### WHAT TO DO
Without the pictures, write out all the lines below exactly as they appear.

### SUPPLIED DATA

◇ ◇ ◇ ◇

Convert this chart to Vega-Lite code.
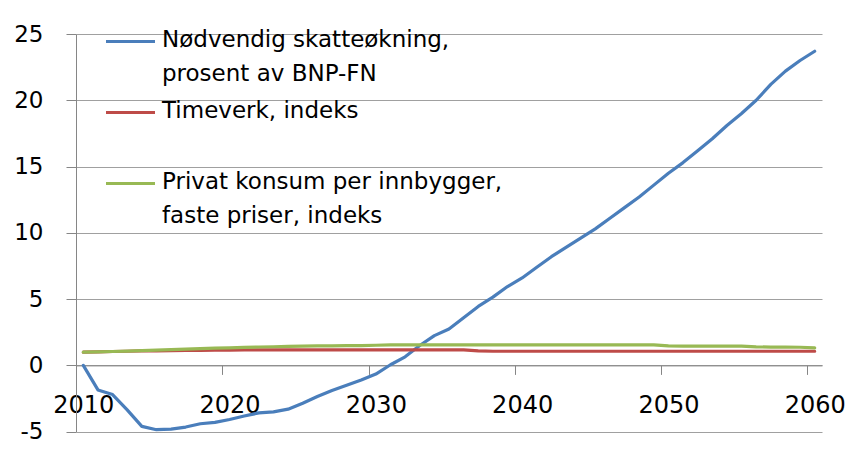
{
  "$schema": "https://vega.github.io/schema/vega-lite/v6.json",
  "width": 746,
  "height": 397.7,
  "autosize": {"type": "none"},
  "padding": {"left": 76, "top": 34, "right": 28, "bottom": 19.3},
  "config": {"view": {"stroke": null}, "font": "DejaVu Sans"},
  "data": {"values": [
    {"year": 2010, "skatt": 0, "timeverk": 1.0, "konsum": 1.0},
    {"year": 2011, "skatt": -1.85, "timeverk": 1.02, "konsum": 1.02},
    {"year": 2012, "skatt": -2.2, "timeverk": 1.05, "konsum": 1.05},
    {"year": 2013, "skatt": -3.35, "timeverk": 1.07, "konsum": 1.08},
    {"year": 2014, "skatt": -4.6, "timeverk": 1.09, "konsum": 1.12},
    {"year": 2015, "skatt": -4.85, "timeverk": 1.1, "konsum": 1.15},
    {"year": 2016, "skatt": -4.8, "timeverk": 1.12, "konsum": 1.19},
    {"year": 2017, "skatt": -4.65, "timeverk": 1.13, "konsum": 1.23},
    {"year": 2018, "skatt": -4.4, "timeverk": 1.14, "konsum": 1.27},
    {"year": 2019, "skatt": -4.3, "timeverk": 1.15, "konsum": 1.3},
    {"year": 2020, "skatt": -4.08, "timeverk": 1.16, "konsum": 1.33},
    {"year": 2021, "skatt": -3.82, "timeverk": 1.17, "konsum": 1.36},
    {"year": 2022, "skatt": -3.58, "timeverk": 1.17, "konsum": 1.39},
    {"year": 2023, "skatt": -3.5, "timeverk": 1.17, "konsum": 1.41},
    {"year": 2024, "skatt": -3.3, "timeverk": 1.17, "konsum": 1.43},
    {"year": 2025, "skatt": -2.85, "timeverk": 1.17, "konsum": 1.45},
    {"year": 2026, "skatt": -2.35, "timeverk": 1.17, "konsum": 1.47},
    {"year": 2027, "skatt": -1.9, "timeverk": 1.17, "konsum": 1.48},
    {"year": 2028, "skatt": -1.5, "timeverk": 1.17, "konsum": 1.49},
    {"year": 2029, "skatt": -1.1, "timeverk": 1.17, "konsum": 1.5},
    {"year": 2030, "skatt": -0.65, "timeverk": 1.17, "konsum": 1.52},
    {"year": 2031, "skatt": 0.05, "timeverk": 1.17, "konsum": 1.55},
    {"year": 2032, "skatt": 0.65, "timeverk": 1.17, "konsum": 1.55},
    {"year": 2033, "skatt": 1.5, "timeverk": 1.17, "konsum": 1.55},
    {"year": 2034, "skatt": 2.25, "timeverk": 1.17, "konsum": 1.55},
    {"year": 2035, "skatt": 2.75, "timeverk": 1.17, "konsum": 1.55},
    {"year": 2036, "skatt": 3.6, "timeverk": 1.17, "konsum": 1.55},
    {"year": 2037, "skatt": 4.45, "timeverk": 1.1, "konsum": 1.55},
    {"year": 2038, "skatt": 5.15, "timeverk": 1.07, "konsum": 1.55},
    {"year": 2039, "skatt": 5.95, "timeverk": 1.07, "konsum": 1.55},
    {"year": 2040, "skatt": 6.6, "timeverk": 1.07, "konsum": 1.55},
    {"year": 2041, "skatt": 7.4, "timeverk": 1.07, "konsum": 1.55},
    {"year": 2042, "skatt": 8.2, "timeverk": 1.07, "konsum": 1.55},
    {"year": 2043, "skatt": 8.9, "timeverk": 1.07, "konsum": 1.55},
    {"year": 2044, "skatt": 9.6, "timeverk": 1.07, "konsum": 1.55},
    {"year": 2045, "skatt": 10.3, "timeverk": 1.07, "konsum": 1.55},
    {"year": 2046, "skatt": 11.1, "timeverk": 1.07, "konsum": 1.55},
    {"year": 2047, "skatt": 11.9, "timeverk": 1.07, "konsum": 1.55},
    {"year": 2048, "skatt": 12.7, "timeverk": 1.07, "konsum": 1.55},
    {"year": 2049, "skatt": 13.6, "timeverk": 1.07, "konsum": 1.55},
    {"year": 2050, "skatt": 14.5, "timeverk": 1.07, "konsum": 1.48},
    {"year": 2051, "skatt": 15.3, "timeverk": 1.07, "konsum": 1.45},
    {"year": 2052, "skatt": 16.2, "timeverk": 1.07, "konsum": 1.45},
    {"year": 2053, "skatt": 17.1, "timeverk": 1.07, "konsum": 1.45},
    {"year": 2054, "skatt": 18.1, "timeverk": 1.07, "konsum": 1.45},
    {"year": 2055, "skatt": 19.0, "timeverk": 1.07, "konsum": 1.45},
    {"year": 2056, "skatt": 20.0, "timeverk": 1.07, "konsum": 1.4},
    {"year": 2057, "skatt": 21.2, "timeverk": 1.07, "konsum": 1.38},
    {"year": 2058, "skatt": 22.2, "timeverk": 1.07, "konsum": 1.38},
    {"year": 2059, "skatt": 23.0, "timeverk": 1.07, "konsum": 1.37},
    {"year": 2060, "skatt": 23.7, "timeverk": 1.07, "konsum": 1.32}
  ]},
  "transform": [{"fold": ["skatt", "timeverk", "konsum"], "as": ["serie", "verdi"]}],
  "mark": {"type": "line", "strokeWidth": 3.2, "strokeCap": "round", "strokeJoin": "round"},
  "encoding": {
    "x": {
      "field": "year", "type": "quantitative",
      "scale": {"domain": [2009.5, 2060.5], "nice": false, "zero": false},
      "axis": {
        "values": [2010, 2020, 2030, 2040, 2050, 2060], "format": "d", "title": null,
        "offset": -66.3, "grid": false, "domainColor": "#868686", "tickColor": "#868686",
        "tickSize": 9, "tickOffset": -7.3, "labelOffset": 7.3, "labelFontSize": 24,
        "labelColor": "#000000", "labelPadding": 19, "labelFlush": false, "labelOverlap": false
      }
    },
    "y": {
      "field": "verdi", "type": "quantitative",
      "scale": {"domain": [-5, 25], "nice": false},
      "axis": {
        "values": [-5, 0, 5, 10, 15, 20, 25], "title": null, "grid": true,
        "gridColor": "#a0a0a0", "domainColor": "#868686", "tickColor": "#868686",
        "tickSize": 10, "labelFontSize": 23, "labelPadding": 23, "labelColor": "#000000",
        "labelExpr": "datum.value + ''"
      }
    },
    "color": {
      "field": "serie", "type": "nominal",
      "scale": {"domain": ["skatt", "timeverk", "konsum"], "range": ["#4A7EBB", "#BE4B48", "#98B954"]},
      "legend": {
        "orient": "none", "legendX": 28, "legendY": -19, "title": null, "direction": "vertical",
        "symbolType": "stroke", "symbolSize": 2401, "symbolStrokeWidth": 3.2,
        "labelFontSize": 23, "labelColor": "#000000", "labelOffset": 5, "labelLimit": 0,
        "labelBaseline": "alphabetic", "rowPadding": -15, "gridAlign": "all", "padding": 0,
        "labelExpr": "datum.value == 'skatt' ? ['Nødvendig skatteøkning,', 'prosent av BNP-FN'] : datum.value == 'timeverk' ? ['Timeverk, indeks', '\u200b'] : ['Privat konsum per innbygger,', 'faste priser, indeks']",
        "encode": {"labels": {"update": {"dy": {"value": 5}, "lineHeight": {"value": 34}}}}
      }
    }
  }
}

◇ ◇ ◇ ◇

### RESULT BELOW
Convert this chart to Vega-Lite code.
{
  "$schema": "https://vega.github.io/schema/vega-lite/v6.json",
  "width": 746,
  "height": 397.7,
  "autosize": {"type": "none"},
  "padding": {"left": 76, "top": 34, "right": 28, "bottom": 19.3},
  "config": {"view": {"stroke": null}, "font": "DejaVu Sans"},
  "data": {"values": [
    {"year": 2010, "skatt": 0, "timeverk": 1.0, "konsum": 1.0},
    {"year": 2011, "skatt": -1.85, "timeverk": 1.02, "konsum": 1.02},
    {"year": 2012, "skatt": -2.2, "timeverk": 1.05, "konsum": 1.05},
    {"year": 2013, "skatt": -3.35, "timeverk": 1.07, "konsum": 1.08},
    {"year": 2014, "skatt": -4.6, "timeverk": 1.09, "konsum": 1.12},
    {"year": 2015, "skatt": -4.85, "timeverk": 1.1, "konsum": 1.15},
    {"year": 2016, "skatt": -4.8, "timeverk": 1.12, "konsum": 1.19},
    {"year": 2017, "skatt": -4.65, "timeverk": 1.13, "konsum": 1.23},
    {"year": 2018, "skatt": -4.4, "timeverk": 1.14, "konsum": 1.27},
    {"year": 2019, "skatt": -4.3, "timeverk": 1.15, "konsum": 1.3},
    {"year": 2020, "skatt": -4.08, "timeverk": 1.16, "konsum": 1.33},
    {"year": 2021, "skatt": -3.82, "timeverk": 1.17, "konsum": 1.36},
    {"year": 2022, "skatt": -3.58, "timeverk": 1.17, "konsum": 1.39},
    {"year": 2023, "skatt": -3.5, "timeverk": 1.17, "konsum": 1.41},
    {"year": 2024, "skatt": -3.3, "timeverk": 1.17, "konsum": 1.43},
    {"year": 2025, "skatt": -2.85, "timeverk": 1.17, "konsum": 1.45},
    {"year": 2026, "skatt": -2.35, "timeverk": 1.17, "konsum": 1.47},
    {"year": 2027, "skatt": -1.9, "timeverk": 1.17, "konsum": 1.48},
    {"year": 2028, "skatt": -1.5, "timeverk": 1.17, "konsum": 1.49},
    {"year": 2029, "skatt": -1.1, "timeverk": 1.17, "konsum": 1.5},
    {"year": 2030, "skatt": -0.65, "timeverk": 1.17, "konsum": 1.52},
    {"year": 2031, "skatt": 0.05, "timeverk": 1.17, "konsum": 1.55},
    {"year": 2032, "skatt": 0.65, "timeverk": 1.17, "konsum": 1.55},
    {"year": 2033, "skatt": 1.5, "timeverk": 1.17, "konsum": 1.55},
    {"year": 2034, "skatt": 2.25, "timeverk": 1.17, "konsum": 1.55},
    {"year": 2035, "skatt": 2.75, "timeverk": 1.17, "konsum": 1.55},
    {"year": 2036, "skatt": 3.6, "timeverk": 1.17, "konsum": 1.55},
    {"year": 2037, "skatt": 4.45, "timeverk": 1.1, "konsum": 1.55},
    {"year": 2038, "skatt": 5.15, "timeverk": 1.07, "konsum": 1.55},
    {"year": 2039, "skatt": 5.95, "timeverk": 1.07, "konsum": 1.55},
    {"year": 2040, "skatt": 6.6, "timeverk": 1.07, "konsum": 1.55},
    {"year": 2041, "skatt": 7.4, "timeverk": 1.07, "konsum": 1.55},
    {"year": 2042, "skatt": 8.2, "timeverk": 1.07, "konsum": 1.55},
    {"year": 2043, "skatt": 8.9, "timeverk": 1.07, "konsum": 1.55},
    {"year": 2044, "skatt": 9.6, "timeverk": 1.07, "konsum": 1.55},
    {"year": 2045, "skatt": 10.3, "timeverk": 1.07, "konsum": 1.55},
    {"year": 2046, "skatt": 11.1, "timeverk": 1.07, "konsum": 1.55},
    {"year": 2047, "skatt": 11.9, "timeverk": 1.07, "konsum": 1.55},
    {"year": 2048, "skatt": 12.7, "timeverk": 1.07, "konsum": 1.55},
    {"year": 2049, "skatt": 13.6, "timeverk": 1.07, "konsum": 1.55},
    {"year": 2050, "skatt": 14.5, "timeverk": 1.07, "konsum": 1.48},
    {"year": 2051, "skatt": 15.3, "timeverk": 1.07, "konsum": 1.45},
    {"year": 2052, "skatt": 16.2, "timeverk": 1.07, "konsum": 1.45},
    {"year": 2053, "skatt": 17.1, "timeverk": 1.07, "konsum": 1.45},
    {"year": 2054, "skatt": 18.1, "timeverk": 1.07, "konsum": 1.45},
    {"year": 2055, "skatt": 19.0, "timeverk": 1.07, "konsum": 1.45},
    {"year": 2056, "skatt": 20.0, "timeverk": 1.07, "konsum": 1.4},
    {"year": 2057, "skatt": 21.2, "timeverk": 1.07, "konsum": 1.38},
    {"year": 2058, "skatt": 22.2, "timeverk": 1.07, "konsum": 1.38},
    {"year": 2059, "skatt": 23.0, "timeverk": 1.07, "konsum": 1.37},
    {"year": 2060, "skatt": 23.7, "timeverk": 1.07, "konsum": 1.32}
  ]},
  "transform": [{"fold": ["skatt", "timeverk", "konsum"], "as": ["serie", "verdi"]}],
  "mark": {"type": "line", "strokeWidth": 3.2, "strokeCap": "round", "strokeJoin": "round"},
  "encoding": {
    "x": {
      "field": "year", "type": "quantitative",
      "scale": {"domain": [2009.5, 2060.5], "nice": false, "zero": false},
      "axis": {
        "values": [2010, 2020, 2030, 2040, 2050, 2060], "format": "d", "title": null,
        "offset": -66.3, "grid": false, "domainColor": "#868686", "tickColor": "#868686",
        "tickSize": 9, "tickOffset": -7.3, "labelOffset": 7.3, "labelFontSize": 24,
        "labelColor": "#000000", "labelPadding": 19, "labelFlush": false, "labelOverlap": false
      }
    },
    "y": {
      "field": "verdi", "type": "quantitative",
      "scale": {"domain": [-5, 25], "nice": false},
      "axis": {
        "values": [-5, 0, 5, 10, 15, 20, 25], "title": null, "grid": true,
        "gridColor": "#a0a0a0", "domainColor": "#868686", "tickColor": "#868686",
        "tickSize": 10, "labelFontSize": 23, "labelPadding": 23, "labelColor": "#000000",
        "labelExpr": "datum.value + ''"
      }
    },
    "color": {
      "field": "serie", "type": "nominal",
      "scale": {"domain": ["skatt", "timeverk", "konsum"], "range": ["#4A7EBB", "#BE4B48", "#98B954"]},
      "legend": {
        "orient": "none", "legendX": 28, "legendY": -19, "title": null, "direction": "vertical",
        "symbolType": "stroke", "symbolSize": 2401, "symbolStrokeWidth": 3.2,
        "labelFontSize": 23, "labelColor": "#000000", "labelOffset": 5, "labelLimit": 0,
        "labelBaseline": "alphabetic", "rowPadding": -15, "gridAlign": "all", "padding": 0,
        "labelExpr": "datum.value == 'skatt' ? ['Nødvendig skatteøkning,', 'prosent av BNP-FN'] : datum.value == 'timeverk' ? ['Timeverk, indeks', '\u200b'] : ['Privat konsum per innbygger,', 'faste priser, indeks']",
        "encode": {"labels": {"update": {"dy": {"value": 5}, "lineHeight": {"value": 34}}}}
      }
    }
  }
}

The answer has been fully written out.